Des fonds communs pour l'aide aux vacances

Face à ce constat, le CAS formule un ensemble de propositions, éclairées par quelques exemples étrangers ou par des initiatives locales, émanant notamment de collectivités territoriales.
Ces préconisations sont regroupées en deux grands axes. Le premier consiste à "définir une politique globale de soutien au départ en vacances pour tous". Trois mesures sont proposées à ce titre, mais leur envergure et leur audace semblent toutefois assez limitées. Il s'agirait ainsi de clarifier les objectifs et les moyens de l'Agence nationale des chèques-vacances (ANCV), dans le cadre d'une convention la liant à l'Etat, et d'articuler cette démarche avec la politique vacances de la branche Famille. Cette convention et l'articulation avec les caisses d'allocations familiales devraient notamment mettre l'accent sur les aides financières aux séjours familiaux, ainsi que celles ciblées sur le logement et le transport. Seconde mesure proposée : l'établissement d'une cartographie des structures du tourisme social pratiquant des tarifs différenciés selon les revenus - afin de les faire connaître du grand public - et le lancement d'une réflexion sur leur devenir. Enfin, au niveau local, le CAS recommande d'"améliorer l'offre de services en termes d'aides et d'accompagnement par une meilleure coordination des acteurs", par exemple sous la forme de fonds communs de financement ou de schémas locaux de développement. Ces fonds communs pourraient s'inspirer du fonctionnement des fonds de solidarité logement.
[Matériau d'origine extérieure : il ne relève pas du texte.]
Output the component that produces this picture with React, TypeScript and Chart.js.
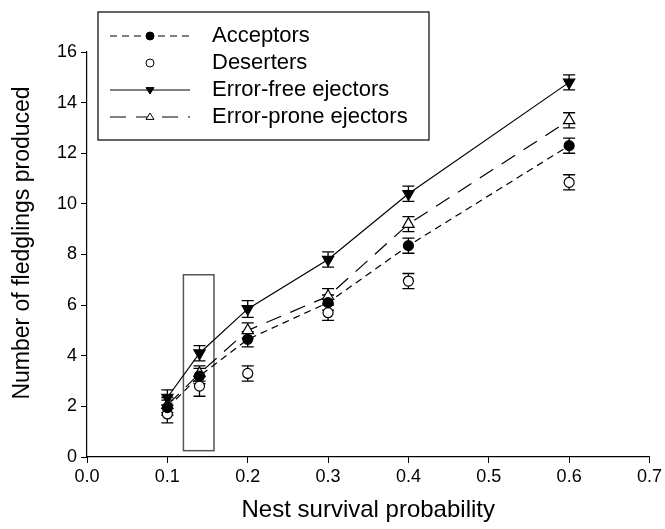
import { useEffect, useRef } from "react";
import { Chart, registerables } from "chart.js";

Chart.register(...registerables);

const survival = [0.1, 0.14, 0.2, 0.3, 0.4, 0.6];
const acceptors = [1.95, 3.2, 4.65, 6.1, 8.35, 12.3];
const acceptorsErr = [0.3, 0.3, 0.3, 0.3, 0.3, 0.3];
const deserters = [1.7, 2.8, 3.3, 5.7, 6.95, 10.85];
const desertersErr = [0.35, 0.4, 0.3, 0.3, 0.3, 0.3];
const errorFree = [2.35, 4.1, 5.85, 7.8, 10.4, 14.8];
const errorFreeErr = [0.3, 0.3, 0.33, 0.3, 0.3, 0.3];
const errorProne = [2.05, 3.3, 5.0, 6.35, 9.2, 13.3];
const errorProneErr = [0.3, 0.3, 0.3, 0.3, 0.3, 0.3];
const seriesLabels = ["Acceptors", "Deserters", "Error-free ejectors", "Error-prone ejectors"];
const xTitle = "Nest survival probability";
const yTitle = "Number of fledglings produced";
const highlightX = [0.12, 0.158];
const highlightY = [0.25, 7.2];

const FONT = "'Liberation Sans', Arial, sans-serif";

const errs = [acceptorsErr, desertersErr, errorFreeErr, errorProneErr];

const errorBarPlugin = {
  id: "errorBars",
  beforeDatasetsDraw(chart: any) {
    const { ctx, scales } = chart;
    const xs = scales.x, ys = scales.y;
    ctx.save();
    ctx.strokeStyle = "#555";
    ctx.lineWidth = 1.5;
    const rx0 = xs.getPixelForValue(highlightX[0]);
    const rx1 = xs.getPixelForValue(highlightX[1]);
    const ry0 = ys.getPixelForValue(highlightY[1]);
    const ry1 = ys.getPixelForValue(highlightY[0]);
    ctx.strokeRect(rx0, ry0, rx1 - rx0, ry1 - ry0);
    ctx.strokeStyle = "#000";
    ctx.lineWidth = 1.3;
    chart.data.datasets.forEach((ds: any, i: number) => {
      ds.data.forEach((p: any, j: number) => {
        const e = errs[i][j];
        const px = xs.getPixelForValue(p.x);
        const top = ys.getPixelForValue(p.y + e);
        const bot = ys.getPixelForValue(p.y - e);
        ctx.beginPath();
        ctx.moveTo(px, top);
        ctx.lineTo(px, bot);
        ctx.moveTo(px - 6, top);
        ctx.lineTo(px + 6, top);
        ctx.moveTo(px - 6, bot);
        ctx.lineTo(px + 6, bot);
        ctx.stroke();
      });
    });
    ctx.restore();
  },
};

function drawMarker(ctx: any, style: string, x: number, y: number, r: number, fill: string) {
  ctx.beginPath();
  if (style === "circle") {
    ctx.arc(x, y, r, 0, Math.PI * 2);
  } else if (style === "down") {
    ctx.moveTo(x - r, y - r * 0.6);
    ctx.lineTo(x + r, y - r * 0.6);
    ctx.lineTo(x, y + r);
    ctx.closePath();
  } else {
    ctx.moveTo(x - r, y + r * 0.6);
    ctx.lineTo(x + r, y + r * 0.6);
    ctx.lineTo(x, y - r);
    ctx.closePath();
  }
  ctx.fillStyle = fill;
  ctx.fill();
  ctx.strokeStyle = "#000";
  ctx.lineWidth = 1;
  ctx.stroke();
}

const legendPlugin = {
  id: "customLegend",
  afterDraw(chart: any) {
    const { ctx } = chart;
    ctx.save();
    ctx.fillStyle = "#000";
    ctx.font = `23px ${FONT}`;
    ctx.textAlign = "center";
    ctx.textBaseline = "middle";
    ctx.translate(23, 243);
    ctx.rotate(-Math.PI / 2);
    ctx.fillText(yTitle, 0, 0);
    ctx.setTransform(1, 0, 0, 1, 0, 0);

    const bx = 98, by = 12, bw = 331, bh = 128;
    ctx.fillStyle = "#fff";
    ctx.fillRect(bx, by, bw, bh);
    ctx.strokeStyle = "#000";
    ctx.lineWidth = 1.2;
    ctx.strokeRect(bx, by, bw, bh);
    const rows = [36, 63, 90, 117];
    const dashes = [[7, 5], [], [], [16, 10]];
    const showLine = [true, false, true, true];
    const styles = ["circle", "circle", "down", "up"];
    const fills = ["#000", "#fff", "#000", "#fff"];
    rows.forEach((y, i) => {
      if (showLine[i]) {
        ctx.beginPath();
        ctx.setLineDash(dashes[i]);
        ctx.strokeStyle = "#000";
        ctx.lineWidth = 1.2;
        ctx.moveTo(110, y);
        ctx.lineTo(190, y);
        ctx.stroke();
        ctx.setLineDash([]);
      }
      drawMarker(ctx, styles[i], 150, y, 4, fills[i]);
      ctx.fillStyle = "#000";
      ctx.font = `22px ${FONT}`;
      ctx.textAlign = "left";
      ctx.textBaseline = "middle";
      ctx.fillText(seriesLabels[i], 212, y);
    });
    ctx.restore();
  },
};

function toPts(ys: number[]) {
  return survival.map((x, i) => ({ x, y: ys[i] }));
}

export default function App() {
  const ref = useRef<HTMLCanvasElement>(null);
  useEffect(() => {
    document.body.style.margin = "0";
    const canvas = ref.current!;
    const chart = new Chart(canvas, {
      type: "line",
      data: {
        datasets: [
          {
            label: seriesLabels[0],
            data: toPts(acceptors),
            borderColor: "#000",
            borderWidth: 1.2,
            borderDash: [7, 5],
            pointStyle: "circle",
            pointRadius: 5,
            pointBackgroundColor: "#000",
            pointBorderColor: "#000",
            tension: 0,
          },
          {
            label: seriesLabels[1],
            data: toPts(deserters),
            showLine: false,
            borderColor: "#000",
            pointStyle: "circle",
            pointRadius: 5,
            pointBorderWidth: 1.2,
            pointBackgroundColor: "#fff",
            pointBorderColor: "#000",
          },
          {
            label: seriesLabels[2],
            data: toPts(errorFree),
            borderColor: "#000",
            borderWidth: 1.2,
            pointStyle: "triangle",
            rotation: 180,
            pointRadius: 6.5,
            pointBackgroundColor: "#000",
            pointBorderColor: "#000",
            tension: 0,
          },
          {
            label: seriesLabels[3],
            data: toPts(errorProne),
            borderColor: "#000",
            borderWidth: 1.2,
            borderDash: [16, 10],
            pointStyle: "triangle",
            pointRadius: 6.5,
            pointBorderWidth: 1.2,
            pointBackgroundColor: "#fff",
            pointBorderColor: "#000",
            tension: 0,
          },
        ],
      },
      options: {
        responsive: false,
        animation: false,
        layout: { padding: { left: 0, top: 52, right: 13, bottom: 0 } },
        plugins: { legend: { display: false }, tooltip: { enabled: false } },
        scales: {
          x: {
            type: "linear",
            min: 0,
            max: 0.7,
            afterFit: (s: any) => { s.height = 72; },
            ticks: {
              stepSize: 0.1,
              color: "#000",
              font: { family: FONT, size: 18 },
              padding: 3,
              callback: (v: any) => Number(v).toFixed(1),
            },
            grid: { display: true, drawOnChartArea: false, drawTicks: true, tickLength: 6, color: "#000" },
            border: { display: true, color: "#000", width: 1.2 },
            title: {
              display: true,
              text: xTitle,
              color: "#000",
              font: { family: FONT, size: 24 },
              padding: { top: 0, bottom: 4 },
            },
          },
          y: {
            min: 0,
            max: 16,
            afterFit: (s: any) => { s.width = 87; },
            ticks: {
              stepSize: 2,
              color: "#000",
              font: { family: FONT, size: 18 },
              padding: 4,
            },
            grid: { display: true, drawOnChartArea: false, drawTicks: true, tickLength: 6, color: "#000" },
            border: { display: true, color: "#000", width: 1.2 },
            title: { display: false },
          },
        },
      },
      plugins: [errorBarPlugin, legendPlugin],
    });
    return () => chart.destroy();
  }, []);
  return <canvas ref={ref} width={665} height={529} />;
}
Des mesures spécifiques pour quatre publics cibles

Le second axe retenu par le CAS consiste à "développer en priorité des actions en direction de quatre publics cibles". Le premier d'entre eux est constitué par les personnes encore jamais parties en vacances. La note préconise de fixer "un objectif national ambitieux de premier départ", en invitant à mobiliser en ce sens les aides disponibles. Les jeunes constituent la seconde cible spécifique. Il conviendrait de faire en sorte qu'ils puissent partir au moins une fois au sein de l'Union européenne avant leurs vingt ans, en développant notamment les programmes européens Jeunesse en action et Sac ados. Vis-à-vis des personnes en situation de handicap, le CAS - tout en se félicitant de la montée en charge des labels Tourisme et handicap (depuis 2001) et Destination pour tous (depuis cette année) - préconise de "promouvoir et fluidifier le système d'échange de logements adaptés en labellisant les sites internet qui leur sont dédiés". Enfin, pour les aidants familiaux, le CAS recommande de garantir la possibilité d'un départ annuel en vacances comme modalité de l'exercice du droit au répit.
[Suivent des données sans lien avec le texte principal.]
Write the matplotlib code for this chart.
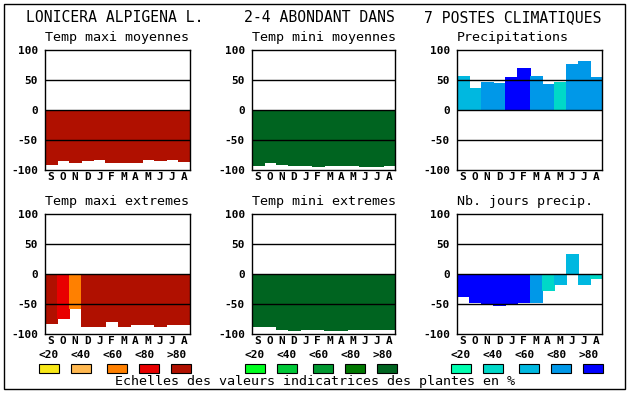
import matplotlib as mpl
mpl.use('Agg')
import matplotlib.pyplot as plt
from matplotlib.patches import Rectangle

W, H = 630, 394

mois = ['S', 'O', 'N', 'D', 'J', 'F', 'M', 'A', 'M', 'J', 'J', 'A']
classes = ['<20', '<40', '<60', '<80', '>80']

# valeurs (negatif = barre sous zero)
tmax_moy = [-90, -84, -86, -84, -81, -86, -87, -87, -81, -84, -82, -85]
tmin_moy = [-92, -87, -90, -92, -92, -93, -92, -92, -92, -93, -93, -92]
precip = [57, 37, 47, 45, 55, 70, 57, 43, 47, 77, 82, 55]
tmax_ext = [-82, -74, -56, -86, -87, -78, -86, -84, -84, -86, -84, -84]
tmin_ext = [-87, -87, -92, -94, -92, -92, -94, -94, -92, -91, -92, -92]
jours_precip = [-37, -46, -50, -52, -50, -46, -46, -27, -16, 34, -17, -7]

# classe de chaque barre (0 : <20 ... 4 : >80)
tmax_moy_cls = [4, 4, 4, 4, 4, 4, 4, 4, 4, 4, 4, 4]
tmin_moy_cls = [4, 4, 4, 4, 4, 4, 4, 4, 4, 4, 4, 4]
precip_cls = [2, 2, 3, 3, 4, 4, 3, 3, 1, 3, 3, 3]
tmax_ext_cls = [4, 3, 2, 4, 4, 4, 4, 4, 4, 4, 4, 4]
tmin_ext_cls = [4, 4, 4, 4, 4, 4, 4, 4, 4, 4, 4, 4]
jours_precip_cls = [4, 4, 4, 4, 4, 4, 3, 1, 2, 2, 2, 1]

rouges = ['#f8e818', '#ffb850', '#ff8000', '#e80000', '#b01000']
verts = ['#00ff20', '#00c838', '#009830', '#007800', '#006420']
bleus = ['#00ffb0', '#00d8c8', '#00b8e0', '#0098e8', '#0000ff']

mono = 'DejaVu Sans Mono'


def fx(x):
    return x / W


def fy(y):
    return 1 - y / H


fig = plt.figure(figsize=(W / 100, H / 100), dpi=100)
fig.patch.set_facecolor('white')

# cadre exterieur
fig.add_artist(Rectangle((fx(4), fy(389)), fx(625) - fx(4), fy(4) - fy(389),
                         transform=fig.transFigure, fill=False,
                         edgecolor='black', linewidth=1))

panneaux = [
    ('Temp maxi moyennes', tmax_moy, tmax_moy_cls, rouges, 45, 190, 50),
    ('Temp mini moyennes', tmin_moy, tmin_moy_cls, verts, 252, 395, 50),
    ('Precipitations', precip, precip_cls, bleus, 457, 602, 50),
    ('Temp maxi extremes', tmax_ext, tmax_ext_cls, rouges, 45, 190, 214),
    ('Temp mini extremes', tmin_ext, tmin_ext_cls, verts, 252, 395, 214),
    ('Nb. jours precip.', jours_precip, jours_precip_cls, bleus, 457, 602, 214),
]

for titre, vals, cls, palette, x0, x1, y0 in panneaux:
    ax = fig.add_axes([fx(x0), fy(y0 + 120), fx(x1) - fx(x0), fy(y0) - fy(y0 + 120)])
    couleurs = [palette[c] for c in cls]
    ax.bar(range(12), vals, width=1.0, color=couleurs, edgecolor=couleurs,
           linewidth=0.6, antialiased=False, zorder=1)
    for g in [-50, 0, 50]:
        ax.axhline(g, color='black', linewidth=1.0, zorder=3)
    ax.set_xlim(-0.5, 11.5)
    ax.set_ylim(-100, 100)
    ax.set_yticks([-100, -50, 0, 50, 100])
    ax.set_yticklabels(['-100', '-50', '0', '50', '100'], fontfamily=mono,
                       fontweight='bold', fontsize=8)
    ax.set_xticks(range(12))
    ax.set_xticklabels(mois, fontfamily=mono, fontweight='bold', fontsize=8)
    ax.tick_params(axis='y', length=0, pad=5)
    ax.tick_params(axis='x', length=0, pad=1.5)
    for s in ax.spines.values():
        s.set_linewidth(1.0)
        s.set_zorder(4)
    fig.text(fx(x0), fy(y0 - 12), titre, fontfamily=mono, fontsize=9.6,
             ha='left', va='center')

# titres du haut
fig.text(fx(26), fy(18), 'LONICERA ALPIGENA L.', fontfamily=mono,
         fontsize=10.6, ha='left', va='center')
fig.text(fx(395), fy(18), '2-4 ABONDANT DANS', fontfamily=mono,
         fontsize=10.6, ha='right', va='center')
fig.text(fx(602), fy(18), '7 POSTES CLIMATIQUES', fontfamily=mono,
         fontsize=10.6, ha='right', va='center')

# legendes des classes
decal = [0, 32, 68, 100, 132]
for base, palette in [(39, rouges), (245, verts), (451, bleus)]:
    for i in range(5):
        fig.text(fx(base + 10 + 32 * i), fy(355), classes[i], fontfamily=mono,
                 fontweight='bold', fontsize=8, ha='center', va='center')
        fig.add_artist(Rectangle((fx(base + decal[i]), fy(373)),
                                 fx(20), fy(364) - fy(373),
                                 transform=fig.transFigure,
                                 facecolor=palette[i], edgecolor='black',
                                 linewidth=0.8))

fig.text(fx(315), fy(382), 'Echelles des valeurs indicatrices des plantes en %',
         fontfamily=mono, fontsize=9.6, ha='center', va='center')

fig.savefig('out.png', dpi=100)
Reste à savoir si ces propositions seront entendues par les pouvoirs publics. Comme le reconnaît le CAS, "le soutien au départ en vacances est souvent perçu comme accessoire dans les politiques sociales, alors que les bénéfices potentiels sont multiples (bien-être, parentalité, lutte contre l'isolement, insertion, etc.)". Mais, à tout le moins, "l'importance des moyens qui sont d'ores et déjà consacrés [à l'aide aux départs en vacances] invite à une mise en cohérence permettant d'atteindre des objectifs partagés plus ambitieux".